WHAT YOU ARE ASKED TO DO:
Repeat exactly the lines running from the first line of the data to the line containing "plt.rcParams['mathtext.fontset'] = 'dejavuserif'", both ends included, and nothing else; drop the pictures.

════════

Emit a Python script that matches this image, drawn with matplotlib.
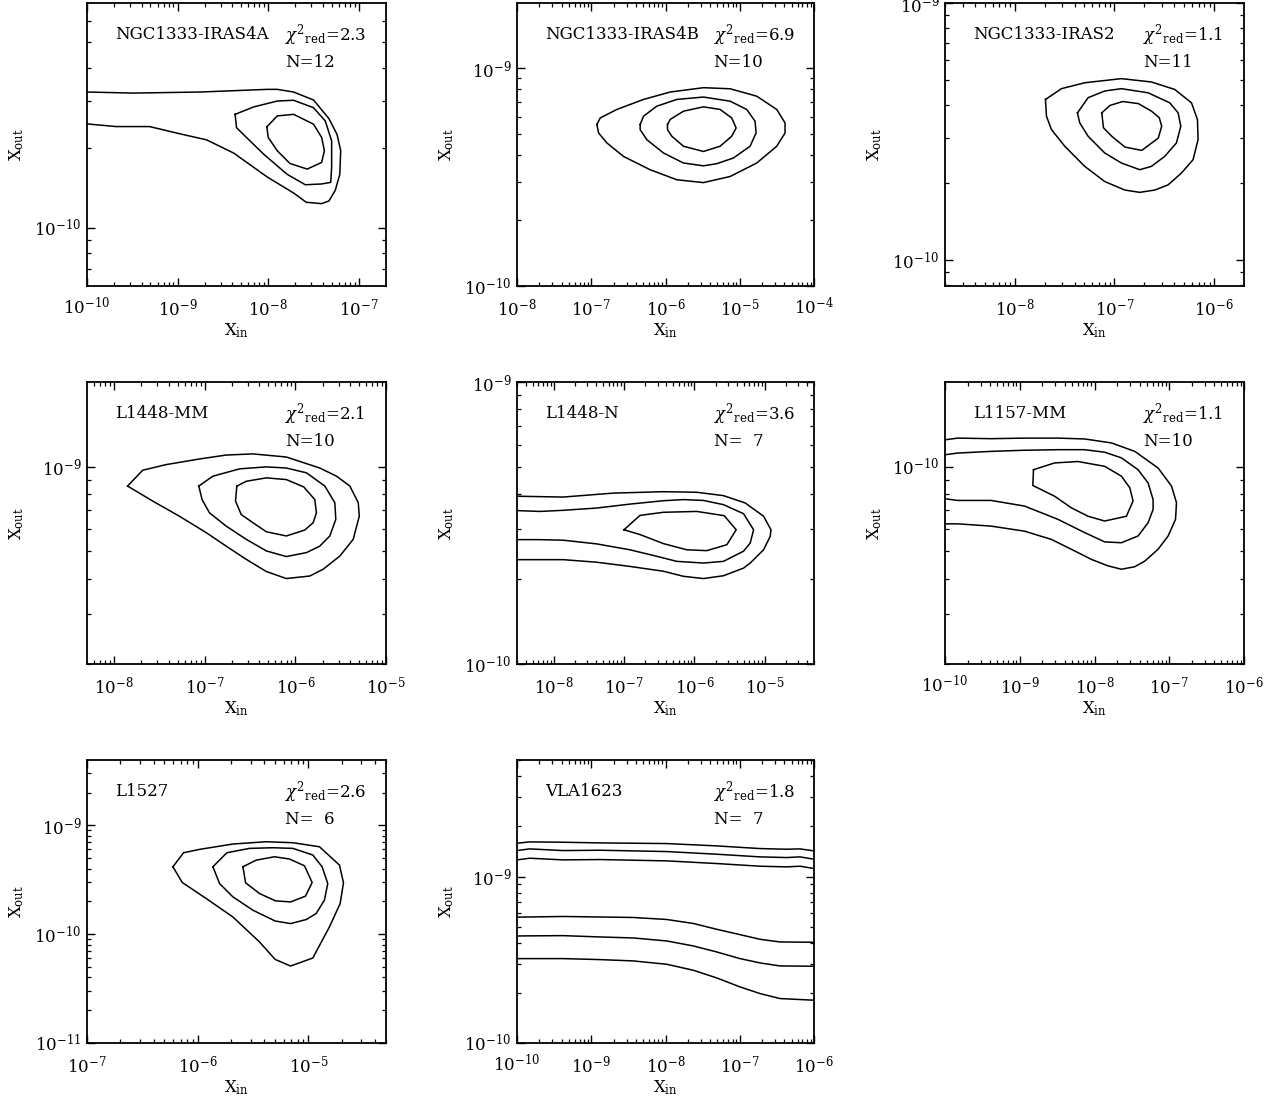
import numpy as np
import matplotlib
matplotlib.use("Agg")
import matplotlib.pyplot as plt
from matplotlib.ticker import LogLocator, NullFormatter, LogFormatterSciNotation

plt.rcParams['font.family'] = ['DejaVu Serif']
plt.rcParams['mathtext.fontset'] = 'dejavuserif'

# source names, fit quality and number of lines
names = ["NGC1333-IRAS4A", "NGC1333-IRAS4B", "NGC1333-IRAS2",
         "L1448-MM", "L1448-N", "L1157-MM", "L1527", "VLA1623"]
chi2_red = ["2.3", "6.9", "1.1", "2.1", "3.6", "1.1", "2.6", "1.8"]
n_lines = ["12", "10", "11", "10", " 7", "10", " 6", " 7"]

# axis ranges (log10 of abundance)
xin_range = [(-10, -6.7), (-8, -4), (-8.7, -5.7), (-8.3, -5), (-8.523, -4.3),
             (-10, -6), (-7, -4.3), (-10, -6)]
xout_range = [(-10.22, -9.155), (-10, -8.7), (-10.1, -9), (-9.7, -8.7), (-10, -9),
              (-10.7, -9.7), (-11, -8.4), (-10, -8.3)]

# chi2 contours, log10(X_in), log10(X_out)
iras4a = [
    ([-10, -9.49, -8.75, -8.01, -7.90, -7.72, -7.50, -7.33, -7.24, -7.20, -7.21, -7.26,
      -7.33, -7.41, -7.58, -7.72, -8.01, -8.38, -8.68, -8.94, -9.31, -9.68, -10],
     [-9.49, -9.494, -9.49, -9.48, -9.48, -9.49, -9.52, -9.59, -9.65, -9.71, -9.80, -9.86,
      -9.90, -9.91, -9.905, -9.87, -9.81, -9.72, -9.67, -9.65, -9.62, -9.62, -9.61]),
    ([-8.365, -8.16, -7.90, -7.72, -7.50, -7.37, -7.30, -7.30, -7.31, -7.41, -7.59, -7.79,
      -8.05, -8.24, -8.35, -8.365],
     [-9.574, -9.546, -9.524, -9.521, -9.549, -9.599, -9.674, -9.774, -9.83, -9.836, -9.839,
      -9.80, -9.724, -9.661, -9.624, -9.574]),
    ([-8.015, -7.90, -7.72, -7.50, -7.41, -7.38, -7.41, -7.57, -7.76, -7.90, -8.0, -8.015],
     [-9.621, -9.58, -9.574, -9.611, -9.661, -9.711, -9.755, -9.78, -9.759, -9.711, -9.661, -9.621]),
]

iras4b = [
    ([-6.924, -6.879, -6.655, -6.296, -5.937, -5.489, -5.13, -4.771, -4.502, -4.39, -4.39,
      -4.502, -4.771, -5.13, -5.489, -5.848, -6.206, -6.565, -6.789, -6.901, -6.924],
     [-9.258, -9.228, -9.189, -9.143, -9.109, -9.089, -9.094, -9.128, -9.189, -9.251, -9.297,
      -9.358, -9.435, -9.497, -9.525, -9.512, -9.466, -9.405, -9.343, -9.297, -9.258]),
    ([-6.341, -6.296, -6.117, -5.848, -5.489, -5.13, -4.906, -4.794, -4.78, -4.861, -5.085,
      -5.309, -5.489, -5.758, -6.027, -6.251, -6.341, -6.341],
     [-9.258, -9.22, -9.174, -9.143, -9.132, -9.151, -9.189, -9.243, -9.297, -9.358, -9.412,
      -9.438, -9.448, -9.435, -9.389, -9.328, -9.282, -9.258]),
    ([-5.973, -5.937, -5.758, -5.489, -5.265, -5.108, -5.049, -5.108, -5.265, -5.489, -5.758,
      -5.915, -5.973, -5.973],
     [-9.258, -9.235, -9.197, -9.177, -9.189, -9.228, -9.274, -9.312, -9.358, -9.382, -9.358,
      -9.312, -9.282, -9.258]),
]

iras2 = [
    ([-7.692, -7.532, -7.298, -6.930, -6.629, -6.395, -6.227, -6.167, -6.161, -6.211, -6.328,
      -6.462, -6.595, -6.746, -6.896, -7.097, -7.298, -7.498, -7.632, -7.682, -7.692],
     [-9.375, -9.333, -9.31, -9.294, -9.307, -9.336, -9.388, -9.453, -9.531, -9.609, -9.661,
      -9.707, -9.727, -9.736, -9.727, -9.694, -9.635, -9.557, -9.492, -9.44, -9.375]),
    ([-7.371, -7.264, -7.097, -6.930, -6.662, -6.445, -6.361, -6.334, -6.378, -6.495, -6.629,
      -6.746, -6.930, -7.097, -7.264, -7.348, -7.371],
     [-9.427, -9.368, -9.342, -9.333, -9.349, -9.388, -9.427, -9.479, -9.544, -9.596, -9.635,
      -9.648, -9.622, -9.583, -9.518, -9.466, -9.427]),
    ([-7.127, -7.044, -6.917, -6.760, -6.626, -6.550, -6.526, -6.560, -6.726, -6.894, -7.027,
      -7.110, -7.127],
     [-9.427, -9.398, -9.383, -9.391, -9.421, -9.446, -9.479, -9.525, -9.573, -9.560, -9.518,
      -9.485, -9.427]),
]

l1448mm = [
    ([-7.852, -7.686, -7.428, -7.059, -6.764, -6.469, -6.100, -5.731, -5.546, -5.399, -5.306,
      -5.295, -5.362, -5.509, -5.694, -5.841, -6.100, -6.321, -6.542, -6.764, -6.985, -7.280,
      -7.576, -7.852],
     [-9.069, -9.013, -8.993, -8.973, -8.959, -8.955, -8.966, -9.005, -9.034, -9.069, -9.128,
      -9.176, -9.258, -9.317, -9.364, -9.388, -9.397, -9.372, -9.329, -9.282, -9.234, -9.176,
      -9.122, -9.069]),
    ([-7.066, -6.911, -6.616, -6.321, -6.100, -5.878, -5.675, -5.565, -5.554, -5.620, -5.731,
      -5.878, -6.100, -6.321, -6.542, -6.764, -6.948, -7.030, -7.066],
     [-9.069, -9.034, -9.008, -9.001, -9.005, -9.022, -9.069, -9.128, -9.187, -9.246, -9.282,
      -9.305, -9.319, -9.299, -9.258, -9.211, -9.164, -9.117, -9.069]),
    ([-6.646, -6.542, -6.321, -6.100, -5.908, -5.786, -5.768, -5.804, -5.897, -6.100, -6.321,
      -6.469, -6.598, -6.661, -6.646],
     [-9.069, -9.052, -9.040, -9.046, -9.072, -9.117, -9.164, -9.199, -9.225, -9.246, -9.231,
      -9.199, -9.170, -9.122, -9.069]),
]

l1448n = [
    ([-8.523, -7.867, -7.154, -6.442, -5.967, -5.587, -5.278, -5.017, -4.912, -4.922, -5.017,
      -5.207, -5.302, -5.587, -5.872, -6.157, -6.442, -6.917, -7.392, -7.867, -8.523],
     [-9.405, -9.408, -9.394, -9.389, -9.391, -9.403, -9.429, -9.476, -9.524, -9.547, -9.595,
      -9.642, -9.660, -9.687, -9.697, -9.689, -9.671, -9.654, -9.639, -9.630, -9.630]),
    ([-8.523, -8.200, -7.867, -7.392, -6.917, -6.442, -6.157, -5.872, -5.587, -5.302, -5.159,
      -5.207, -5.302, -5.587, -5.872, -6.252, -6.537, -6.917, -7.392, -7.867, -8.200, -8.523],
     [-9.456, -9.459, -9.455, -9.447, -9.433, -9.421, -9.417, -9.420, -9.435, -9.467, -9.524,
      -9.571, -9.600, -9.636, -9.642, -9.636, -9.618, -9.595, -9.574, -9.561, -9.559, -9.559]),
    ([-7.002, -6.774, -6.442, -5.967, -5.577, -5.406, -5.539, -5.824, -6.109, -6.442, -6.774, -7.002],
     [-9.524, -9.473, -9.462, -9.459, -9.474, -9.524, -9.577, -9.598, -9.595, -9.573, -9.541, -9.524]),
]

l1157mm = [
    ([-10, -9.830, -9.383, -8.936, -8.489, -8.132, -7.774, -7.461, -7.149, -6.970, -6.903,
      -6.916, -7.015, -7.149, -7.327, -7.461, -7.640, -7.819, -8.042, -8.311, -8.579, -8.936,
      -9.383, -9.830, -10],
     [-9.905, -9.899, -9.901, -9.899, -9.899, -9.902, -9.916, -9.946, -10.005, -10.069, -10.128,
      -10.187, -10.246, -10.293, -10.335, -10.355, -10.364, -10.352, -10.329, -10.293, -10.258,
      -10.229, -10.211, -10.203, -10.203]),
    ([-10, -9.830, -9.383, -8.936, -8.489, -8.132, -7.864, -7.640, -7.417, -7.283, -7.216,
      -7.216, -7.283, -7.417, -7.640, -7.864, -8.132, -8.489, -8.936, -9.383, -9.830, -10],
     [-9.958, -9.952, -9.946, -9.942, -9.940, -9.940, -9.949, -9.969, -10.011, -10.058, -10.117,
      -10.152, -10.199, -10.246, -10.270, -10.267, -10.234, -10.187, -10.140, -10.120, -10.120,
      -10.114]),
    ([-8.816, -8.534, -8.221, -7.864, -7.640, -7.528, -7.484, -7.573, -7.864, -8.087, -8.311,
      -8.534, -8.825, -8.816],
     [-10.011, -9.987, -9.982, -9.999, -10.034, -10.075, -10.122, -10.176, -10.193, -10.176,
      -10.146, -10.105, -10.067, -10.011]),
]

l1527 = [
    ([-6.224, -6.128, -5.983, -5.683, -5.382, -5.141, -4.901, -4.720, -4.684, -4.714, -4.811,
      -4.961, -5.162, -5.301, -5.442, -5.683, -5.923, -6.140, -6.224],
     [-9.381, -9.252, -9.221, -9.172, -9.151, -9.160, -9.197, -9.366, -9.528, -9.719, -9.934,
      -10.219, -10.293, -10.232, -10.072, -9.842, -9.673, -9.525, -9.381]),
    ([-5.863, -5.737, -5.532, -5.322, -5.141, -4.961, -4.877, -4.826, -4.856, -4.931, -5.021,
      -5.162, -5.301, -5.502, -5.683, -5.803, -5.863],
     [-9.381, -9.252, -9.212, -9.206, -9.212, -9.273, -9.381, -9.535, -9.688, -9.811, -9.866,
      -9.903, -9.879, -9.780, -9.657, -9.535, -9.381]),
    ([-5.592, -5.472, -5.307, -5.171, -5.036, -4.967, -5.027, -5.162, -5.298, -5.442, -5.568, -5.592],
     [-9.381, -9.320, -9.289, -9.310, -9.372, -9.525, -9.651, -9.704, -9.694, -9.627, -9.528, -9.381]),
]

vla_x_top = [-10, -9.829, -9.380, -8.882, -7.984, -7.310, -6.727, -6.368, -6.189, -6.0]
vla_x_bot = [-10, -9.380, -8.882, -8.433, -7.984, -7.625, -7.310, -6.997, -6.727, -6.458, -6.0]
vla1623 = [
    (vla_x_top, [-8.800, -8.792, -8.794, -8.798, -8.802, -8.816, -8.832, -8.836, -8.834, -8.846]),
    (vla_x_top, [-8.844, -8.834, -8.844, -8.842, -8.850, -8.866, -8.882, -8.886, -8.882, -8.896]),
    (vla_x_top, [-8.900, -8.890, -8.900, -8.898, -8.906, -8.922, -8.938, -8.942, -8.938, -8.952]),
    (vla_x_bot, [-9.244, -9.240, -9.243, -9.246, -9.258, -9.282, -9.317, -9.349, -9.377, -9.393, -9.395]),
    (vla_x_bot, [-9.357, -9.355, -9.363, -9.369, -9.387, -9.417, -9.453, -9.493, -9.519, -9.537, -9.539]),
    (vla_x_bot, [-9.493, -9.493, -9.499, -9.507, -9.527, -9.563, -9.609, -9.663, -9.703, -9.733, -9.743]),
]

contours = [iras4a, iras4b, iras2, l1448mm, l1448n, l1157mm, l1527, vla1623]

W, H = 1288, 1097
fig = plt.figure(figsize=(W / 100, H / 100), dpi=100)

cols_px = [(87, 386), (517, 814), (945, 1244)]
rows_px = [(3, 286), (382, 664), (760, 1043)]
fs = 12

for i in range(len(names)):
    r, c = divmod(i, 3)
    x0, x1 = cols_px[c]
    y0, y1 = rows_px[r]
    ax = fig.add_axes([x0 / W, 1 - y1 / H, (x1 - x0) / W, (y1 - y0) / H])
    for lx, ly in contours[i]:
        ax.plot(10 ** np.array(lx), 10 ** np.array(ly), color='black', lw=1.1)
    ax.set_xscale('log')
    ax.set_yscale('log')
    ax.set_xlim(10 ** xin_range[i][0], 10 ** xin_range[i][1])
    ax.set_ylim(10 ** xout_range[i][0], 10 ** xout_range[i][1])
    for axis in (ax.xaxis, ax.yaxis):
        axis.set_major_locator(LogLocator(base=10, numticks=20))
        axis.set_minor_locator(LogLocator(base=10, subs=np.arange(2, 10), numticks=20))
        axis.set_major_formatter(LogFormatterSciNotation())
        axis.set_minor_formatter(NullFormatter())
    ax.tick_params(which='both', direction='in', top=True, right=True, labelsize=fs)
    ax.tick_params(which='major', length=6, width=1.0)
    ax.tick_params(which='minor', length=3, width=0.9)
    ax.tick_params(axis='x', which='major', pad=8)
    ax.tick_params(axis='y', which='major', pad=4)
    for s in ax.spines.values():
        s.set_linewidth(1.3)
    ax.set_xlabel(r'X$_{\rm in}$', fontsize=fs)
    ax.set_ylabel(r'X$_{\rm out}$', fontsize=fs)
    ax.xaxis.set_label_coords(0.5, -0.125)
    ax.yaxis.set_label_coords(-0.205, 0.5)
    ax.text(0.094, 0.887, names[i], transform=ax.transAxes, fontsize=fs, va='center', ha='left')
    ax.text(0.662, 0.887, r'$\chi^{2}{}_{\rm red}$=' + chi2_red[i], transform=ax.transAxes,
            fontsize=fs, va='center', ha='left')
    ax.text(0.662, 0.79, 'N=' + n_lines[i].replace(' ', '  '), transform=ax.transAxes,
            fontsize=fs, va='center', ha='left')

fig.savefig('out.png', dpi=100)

════════

SOLUTION TO THIS PROBLEM:
Emit a Python script that matches this image, drawn with matplotlib.
import numpy as np
import matplotlib
matplotlib.use("Agg")
import matplotlib.pyplot as plt
from matplotlib.ticker import LogLocator, NullFormatter, LogFormatterSciNotation

plt.rcParams['font.family'] = ['DejaVu Serif']
plt.rcParams['mathtext.fontset'] = 'dejavuserif'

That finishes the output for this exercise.